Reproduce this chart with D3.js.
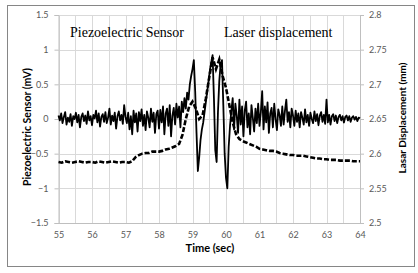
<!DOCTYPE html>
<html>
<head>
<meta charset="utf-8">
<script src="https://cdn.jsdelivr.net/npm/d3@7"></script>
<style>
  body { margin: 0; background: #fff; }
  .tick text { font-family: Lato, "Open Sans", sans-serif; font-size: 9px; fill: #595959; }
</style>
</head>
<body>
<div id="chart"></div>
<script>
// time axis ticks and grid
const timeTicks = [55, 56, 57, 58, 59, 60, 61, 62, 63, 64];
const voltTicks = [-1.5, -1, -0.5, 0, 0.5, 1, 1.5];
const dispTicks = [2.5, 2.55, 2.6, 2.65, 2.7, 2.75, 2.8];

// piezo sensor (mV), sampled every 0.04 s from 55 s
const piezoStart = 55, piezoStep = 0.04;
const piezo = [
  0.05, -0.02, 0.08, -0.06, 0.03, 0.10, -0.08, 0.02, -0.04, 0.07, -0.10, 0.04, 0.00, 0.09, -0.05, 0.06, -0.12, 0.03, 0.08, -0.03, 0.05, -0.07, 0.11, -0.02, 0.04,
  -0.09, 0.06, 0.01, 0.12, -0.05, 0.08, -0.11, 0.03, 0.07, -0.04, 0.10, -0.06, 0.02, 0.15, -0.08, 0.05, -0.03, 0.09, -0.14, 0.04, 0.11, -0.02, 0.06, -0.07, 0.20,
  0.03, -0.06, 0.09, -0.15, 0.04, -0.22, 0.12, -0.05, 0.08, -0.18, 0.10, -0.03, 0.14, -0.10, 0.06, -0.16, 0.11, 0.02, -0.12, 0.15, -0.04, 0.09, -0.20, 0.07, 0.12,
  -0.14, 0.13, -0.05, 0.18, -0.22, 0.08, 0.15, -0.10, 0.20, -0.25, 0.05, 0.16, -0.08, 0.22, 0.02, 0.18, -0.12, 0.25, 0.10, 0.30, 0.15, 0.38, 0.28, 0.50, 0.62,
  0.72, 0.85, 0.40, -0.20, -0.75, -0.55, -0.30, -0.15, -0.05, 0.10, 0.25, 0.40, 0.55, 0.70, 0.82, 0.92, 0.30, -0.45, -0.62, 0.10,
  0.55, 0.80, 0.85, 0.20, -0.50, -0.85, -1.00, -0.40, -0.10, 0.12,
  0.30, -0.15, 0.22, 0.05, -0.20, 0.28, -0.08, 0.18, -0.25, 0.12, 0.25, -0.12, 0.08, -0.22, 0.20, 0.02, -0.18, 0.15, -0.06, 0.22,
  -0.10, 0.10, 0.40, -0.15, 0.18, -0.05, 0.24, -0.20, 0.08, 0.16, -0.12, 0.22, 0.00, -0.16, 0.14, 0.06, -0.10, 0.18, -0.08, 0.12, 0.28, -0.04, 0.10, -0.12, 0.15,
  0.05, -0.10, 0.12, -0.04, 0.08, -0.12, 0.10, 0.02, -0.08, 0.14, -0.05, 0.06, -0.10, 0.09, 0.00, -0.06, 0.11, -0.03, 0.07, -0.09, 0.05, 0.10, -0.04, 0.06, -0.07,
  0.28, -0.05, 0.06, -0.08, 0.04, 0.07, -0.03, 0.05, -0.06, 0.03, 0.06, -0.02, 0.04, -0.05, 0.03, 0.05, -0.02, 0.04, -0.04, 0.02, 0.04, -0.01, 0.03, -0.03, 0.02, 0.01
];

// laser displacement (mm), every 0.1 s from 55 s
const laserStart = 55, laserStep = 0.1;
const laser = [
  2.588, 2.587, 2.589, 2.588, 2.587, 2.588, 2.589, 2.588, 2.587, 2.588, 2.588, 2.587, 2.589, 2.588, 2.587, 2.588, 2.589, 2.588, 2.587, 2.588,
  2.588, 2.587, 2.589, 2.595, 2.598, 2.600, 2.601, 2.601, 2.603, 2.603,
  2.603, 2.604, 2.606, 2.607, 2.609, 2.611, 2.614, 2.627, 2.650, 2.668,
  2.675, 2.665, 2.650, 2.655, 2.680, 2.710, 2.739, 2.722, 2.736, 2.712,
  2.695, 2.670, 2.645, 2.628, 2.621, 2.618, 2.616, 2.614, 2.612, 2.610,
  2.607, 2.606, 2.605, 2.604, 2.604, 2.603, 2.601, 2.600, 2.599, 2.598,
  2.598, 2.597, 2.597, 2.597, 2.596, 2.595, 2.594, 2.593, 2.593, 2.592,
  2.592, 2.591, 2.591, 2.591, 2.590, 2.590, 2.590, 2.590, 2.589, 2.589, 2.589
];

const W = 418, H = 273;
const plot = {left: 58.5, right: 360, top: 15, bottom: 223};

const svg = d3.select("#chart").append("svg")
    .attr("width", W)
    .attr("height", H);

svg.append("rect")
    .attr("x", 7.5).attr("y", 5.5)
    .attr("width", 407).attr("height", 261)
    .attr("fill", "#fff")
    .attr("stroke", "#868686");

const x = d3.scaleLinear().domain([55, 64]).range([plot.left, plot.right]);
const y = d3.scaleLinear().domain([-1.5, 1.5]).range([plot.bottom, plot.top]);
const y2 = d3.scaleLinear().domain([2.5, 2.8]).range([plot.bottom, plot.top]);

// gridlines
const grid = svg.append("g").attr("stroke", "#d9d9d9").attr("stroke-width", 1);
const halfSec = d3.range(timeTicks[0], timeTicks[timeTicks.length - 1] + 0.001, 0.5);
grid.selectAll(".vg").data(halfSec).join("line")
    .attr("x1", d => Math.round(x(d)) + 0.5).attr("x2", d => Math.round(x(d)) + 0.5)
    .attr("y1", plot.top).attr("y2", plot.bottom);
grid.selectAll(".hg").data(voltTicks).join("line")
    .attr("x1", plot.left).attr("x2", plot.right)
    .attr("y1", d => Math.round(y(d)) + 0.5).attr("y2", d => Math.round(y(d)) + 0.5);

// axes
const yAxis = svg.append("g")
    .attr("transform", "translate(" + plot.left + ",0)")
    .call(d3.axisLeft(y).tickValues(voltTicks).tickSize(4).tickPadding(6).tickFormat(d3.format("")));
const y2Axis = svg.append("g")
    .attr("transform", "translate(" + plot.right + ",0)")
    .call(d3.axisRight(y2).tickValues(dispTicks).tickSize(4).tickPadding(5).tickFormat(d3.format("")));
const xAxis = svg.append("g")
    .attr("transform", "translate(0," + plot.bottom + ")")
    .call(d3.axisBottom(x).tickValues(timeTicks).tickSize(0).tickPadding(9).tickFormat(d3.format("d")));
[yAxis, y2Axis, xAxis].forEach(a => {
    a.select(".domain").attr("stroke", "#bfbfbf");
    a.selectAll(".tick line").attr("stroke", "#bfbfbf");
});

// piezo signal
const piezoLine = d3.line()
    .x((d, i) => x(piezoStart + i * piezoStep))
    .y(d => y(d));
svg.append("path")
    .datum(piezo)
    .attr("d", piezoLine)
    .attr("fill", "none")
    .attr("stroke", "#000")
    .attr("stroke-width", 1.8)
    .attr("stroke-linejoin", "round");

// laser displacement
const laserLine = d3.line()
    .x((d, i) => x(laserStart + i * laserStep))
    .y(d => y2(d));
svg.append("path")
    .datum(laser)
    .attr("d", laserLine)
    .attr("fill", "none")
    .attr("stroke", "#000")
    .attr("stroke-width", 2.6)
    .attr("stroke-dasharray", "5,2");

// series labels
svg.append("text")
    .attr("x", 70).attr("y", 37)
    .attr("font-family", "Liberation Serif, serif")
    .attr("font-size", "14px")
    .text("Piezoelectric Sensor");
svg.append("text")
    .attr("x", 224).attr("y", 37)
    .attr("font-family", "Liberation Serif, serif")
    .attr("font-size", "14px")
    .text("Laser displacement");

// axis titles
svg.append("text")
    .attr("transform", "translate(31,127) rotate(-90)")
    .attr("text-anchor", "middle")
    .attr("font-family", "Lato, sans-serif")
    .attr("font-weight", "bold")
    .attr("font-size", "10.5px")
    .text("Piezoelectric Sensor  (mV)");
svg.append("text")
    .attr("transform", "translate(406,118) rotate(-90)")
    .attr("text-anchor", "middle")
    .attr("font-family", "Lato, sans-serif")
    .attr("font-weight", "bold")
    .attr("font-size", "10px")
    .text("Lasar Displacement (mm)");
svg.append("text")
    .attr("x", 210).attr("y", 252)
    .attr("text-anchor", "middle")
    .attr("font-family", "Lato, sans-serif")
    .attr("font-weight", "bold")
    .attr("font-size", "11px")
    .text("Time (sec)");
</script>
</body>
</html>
--------
EXERCISE DESCRIPTION: Repeat, word for word and with no pictures, only the lines running from the beginning of the data to the line that contains "const dispTicks = [2.5, 2.55, 2.6, 2.65, 2.7, 2.75, 2.8];".

SOLVED PROBLEM:
Reproduce this chart with D3.js.
<!DOCTYPE html>
<html>
<head>
<meta charset="utf-8">
<script src="https://cdn.jsdelivr.net/npm/d3@7"></script>
<style>
  body { margin: 0; background: #fff; }
  .tick text { font-family: Lato, "Open Sans", sans-serif; font-size: 9px; fill: #595959; }
</style>
</head>
<body>
<div id="chart"></div>
<script>
// time axis ticks and grid
const timeTicks = [55, 56, 57, 58, 59, 60, 61, 62, 63, 64];
const voltTicks = [-1.5, -1, -0.5, 0, 0.5, 1, 1.5];
const dispTicks = [2.5, 2.55, 2.6, 2.65, 2.7, 2.75, 2.8];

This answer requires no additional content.